▶ What the task requires: Transcribe all of the material exactly, except for its pictures.

▶ Supplied data:
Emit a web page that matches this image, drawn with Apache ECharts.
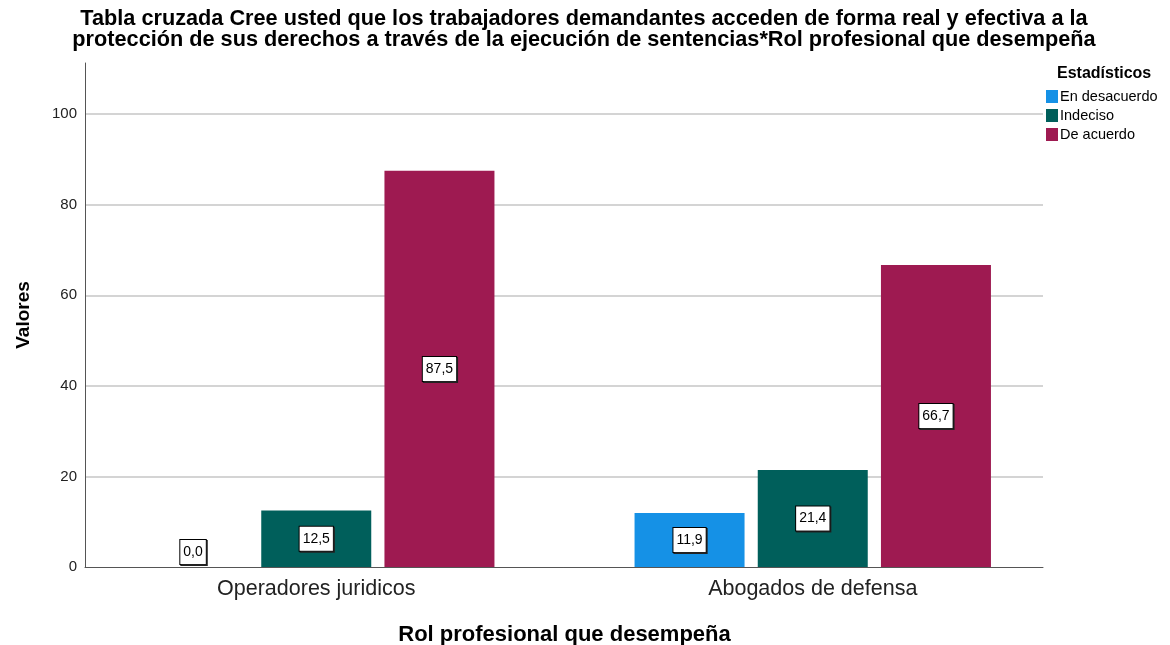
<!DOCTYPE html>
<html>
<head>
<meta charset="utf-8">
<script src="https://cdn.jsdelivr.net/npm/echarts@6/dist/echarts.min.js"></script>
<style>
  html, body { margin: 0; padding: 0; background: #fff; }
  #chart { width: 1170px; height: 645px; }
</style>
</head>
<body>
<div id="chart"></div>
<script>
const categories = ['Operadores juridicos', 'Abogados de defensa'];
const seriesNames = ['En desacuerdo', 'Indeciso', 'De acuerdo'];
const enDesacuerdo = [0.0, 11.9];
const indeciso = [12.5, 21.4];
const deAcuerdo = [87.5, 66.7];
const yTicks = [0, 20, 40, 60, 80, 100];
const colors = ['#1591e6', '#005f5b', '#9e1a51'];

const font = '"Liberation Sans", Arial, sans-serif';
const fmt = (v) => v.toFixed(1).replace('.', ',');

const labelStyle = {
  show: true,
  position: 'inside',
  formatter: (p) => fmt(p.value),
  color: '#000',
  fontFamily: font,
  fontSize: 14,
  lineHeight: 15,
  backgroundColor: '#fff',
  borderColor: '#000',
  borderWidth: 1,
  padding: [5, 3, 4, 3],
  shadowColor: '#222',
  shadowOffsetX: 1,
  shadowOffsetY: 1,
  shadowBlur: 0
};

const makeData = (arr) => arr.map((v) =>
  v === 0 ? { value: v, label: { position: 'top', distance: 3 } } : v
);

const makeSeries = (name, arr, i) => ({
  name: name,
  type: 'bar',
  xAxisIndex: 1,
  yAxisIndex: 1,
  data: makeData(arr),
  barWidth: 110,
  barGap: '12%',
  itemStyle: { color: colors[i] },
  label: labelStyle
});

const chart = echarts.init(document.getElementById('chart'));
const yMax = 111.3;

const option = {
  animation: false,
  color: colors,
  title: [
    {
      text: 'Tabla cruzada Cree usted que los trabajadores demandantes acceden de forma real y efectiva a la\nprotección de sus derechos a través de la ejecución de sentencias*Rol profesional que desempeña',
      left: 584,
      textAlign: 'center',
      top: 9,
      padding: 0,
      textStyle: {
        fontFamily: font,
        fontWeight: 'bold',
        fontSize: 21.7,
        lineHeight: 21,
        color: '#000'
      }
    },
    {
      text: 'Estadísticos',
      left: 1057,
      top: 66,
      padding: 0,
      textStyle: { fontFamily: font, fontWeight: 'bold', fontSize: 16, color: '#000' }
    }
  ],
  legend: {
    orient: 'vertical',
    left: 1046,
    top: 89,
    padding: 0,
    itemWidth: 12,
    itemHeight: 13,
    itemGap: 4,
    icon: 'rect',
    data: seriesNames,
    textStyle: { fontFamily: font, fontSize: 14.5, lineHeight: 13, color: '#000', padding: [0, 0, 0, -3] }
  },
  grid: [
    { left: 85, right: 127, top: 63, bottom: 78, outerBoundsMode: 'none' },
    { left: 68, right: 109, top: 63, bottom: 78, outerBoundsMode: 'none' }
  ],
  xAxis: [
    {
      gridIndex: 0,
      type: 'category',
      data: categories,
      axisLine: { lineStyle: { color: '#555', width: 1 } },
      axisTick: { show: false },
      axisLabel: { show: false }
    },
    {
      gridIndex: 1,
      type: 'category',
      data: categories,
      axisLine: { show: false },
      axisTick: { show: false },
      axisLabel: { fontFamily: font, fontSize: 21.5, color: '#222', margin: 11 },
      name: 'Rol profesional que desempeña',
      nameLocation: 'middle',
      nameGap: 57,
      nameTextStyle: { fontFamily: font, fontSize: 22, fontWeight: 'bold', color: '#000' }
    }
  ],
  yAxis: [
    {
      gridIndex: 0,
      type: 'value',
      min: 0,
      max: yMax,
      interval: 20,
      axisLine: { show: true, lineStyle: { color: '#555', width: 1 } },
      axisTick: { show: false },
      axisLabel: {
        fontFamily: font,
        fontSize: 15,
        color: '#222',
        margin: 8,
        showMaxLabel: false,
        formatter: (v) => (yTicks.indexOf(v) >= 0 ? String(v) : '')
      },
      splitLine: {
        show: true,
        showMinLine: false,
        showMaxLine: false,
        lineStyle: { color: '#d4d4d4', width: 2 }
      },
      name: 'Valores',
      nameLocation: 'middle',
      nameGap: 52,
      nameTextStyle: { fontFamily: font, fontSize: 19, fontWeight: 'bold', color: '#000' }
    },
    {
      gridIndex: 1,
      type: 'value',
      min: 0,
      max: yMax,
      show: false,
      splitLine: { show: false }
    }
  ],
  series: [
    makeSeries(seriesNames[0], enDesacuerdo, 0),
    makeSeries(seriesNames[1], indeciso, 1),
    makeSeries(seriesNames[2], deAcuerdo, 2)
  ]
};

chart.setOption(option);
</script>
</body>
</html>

▶ Output of the task:
Emit a web page that matches this image, drawn with Apache ECharts.
<!DOCTYPE html>
<html>
<head>
<meta charset="utf-8">
<script src="https://cdn.jsdelivr.net/npm/echarts@6/dist/echarts.min.js"></script>
<style>
  html, body { margin: 0; padding: 0; background: #fff; }
  #chart { width: 1170px; height: 645px; }
</style>
</head>
<body>
<div id="chart"></div>
<script>
const categories = ['Operadores juridicos', 'Abogados de defensa'];
const seriesNames = ['En desacuerdo', 'Indeciso', 'De acuerdo'];
const enDesacuerdo = [0.0, 11.9];
const indeciso = [12.5, 21.4];
const deAcuerdo = [87.5, 66.7];
const yTicks = [0, 20, 40, 60, 80, 100];
const colors = ['#1591e6', '#005f5b', '#9e1a51'];

const font = '"Liberation Sans", Arial, sans-serif';
const fmt = (v) => v.toFixed(1).replace('.', ',');

const labelStyle = {
  show: true,
  position: 'inside',
  formatter: (p) => fmt(p.value),
  color: '#000',
  fontFamily: font,
  fontSize: 14,
  lineHeight: 15,
  backgroundColor: '#fff',
  borderColor: '#000',
  borderWidth: 1,
  padding: [5, 3, 4, 3],
  shadowColor: '#222',
  shadowOffsetX: 1,
  shadowOffsetY: 1,
  shadowBlur: 0
};

const makeData = (arr) => arr.map((v) =>
  v === 0 ? { value: v, label: { position: 'top', distance: 3 } } : v
);

const makeSeries = (name, arr, i) => ({
  name: name,
  type: 'bar',
  xAxisIndex: 1,
  yAxisIndex: 1,
  data: makeData(arr),
  barWidth: 110,
  barGap: '12%',
  itemStyle: { color: colors[i] },
  label: labelStyle
});

const chart = echarts.init(document.getElementById('chart'));
const yMax = 111.3;

const option = {
  animation: false,
  color: colors,
  title: [
    {
      text: 'Tabla cruzada Cree usted que los trabajadores demandantes acceden de forma real y efectiva a la\nprotección de sus derechos a través de la ejecución de sentencias*Rol profesional que desempeña',
      left: 584,
      textAlign: 'center',
      top: 9,
      padding: 0,
      textStyle: {
        fontFamily: font,
        fontWeight: 'bold',
        fontSize: 21.7,
        lineHeight: 21,
        color: '#000'
      }
    },
    {
      text: 'Estadísticos',
      left: 1057,
      top: 66,
      padding: 0,
      textStyle: { fontFamily: font, fontWeight: 'bold', fontSize: 16, color: '#000' }
    }
  ],
  legend: {
    orient: 'vertical',
    left: 1046,
    top: 89,
    padding: 0,
    itemWidth: 12,
    itemHeight: 13,
    itemGap: 4,
    icon: 'rect',
    data: seriesNames,
    textStyle: { fontFamily: font, fontSize: 14.5, lineHeight: 13, color: '#000', padding: [0, 0, 0, -3] }
  },
  grid: [
    { left: 85, right: 127, top: 63, bottom: 78, outerBoundsMode: 'none' },
    { left: 68, right: 109, top: 63, bottom: 78, outerBoundsMode: 'none' }
  ],
  xAxis: [
    {
      gridIndex: 0,
      type: 'category',
      data: categories,
      axisLine: { lineStyle: { color: '#555', width: 1 } },
      axisTick: { show: false },
      axisLabel: { show: false }
    },
    {
      gridIndex: 1,
      type: 'category',
      data: categories,
      axisLine: { show: false },
      axisTick: { show: false },
      axisLabel: { fontFamily: font, fontSize: 21.5, color: '#222', margin: 11 },
      name: 'Rol profesional que desempeña',
      nameLocation: 'middle',
      nameGap: 57,
      nameTextStyle: { fontFamily: font, fontSize: 22, fontWeight: 'bold', color: '#000' }
    }
  ],
  yAxis: [
    {
      gridIndex: 0,
      type: 'value',
      min: 0,
      max: yMax,
      interval: 20,
      axisLine: { show: true, lineStyle: { color: '#555', width: 1 } },
      axisTick: { show: false },
      axisLabel: {
        fontFamily: font,
        fontSize: 15,
        color: '#222',
        margin: 8,
        showMaxLabel: false,
        formatter: (v) => (yTicks.indexOf(v) >= 0 ? String(v) : '')
      },
      splitLine: {
        show: true,
        showMinLine: false,
        showMaxLine: false,
        lineStyle: { color: '#d4d4d4', width: 2 }
      },
      name: 'Valores',
      nameLocation: 'middle',
      nameGap: 52,
      nameTextStyle: { fontFamily: font, fontSize: 19, fontWeight: 'bold', color: '#000' }
    },
    {
      gridIndex: 1,
      type: 'value',
      min: 0,
      max: yMax,
      show: false,
      splitLine: { show: false }
    }
  ],
  series: [
    makeSeries(seriesNames[0], enDesacuerdo, 0),
    makeSeries(seriesNames[1], indeciso, 1),
    makeSeries(seriesNames[2], deAcuerdo, 2)
  ]
};

chart.setOption(option);
</script>
</body>
</html>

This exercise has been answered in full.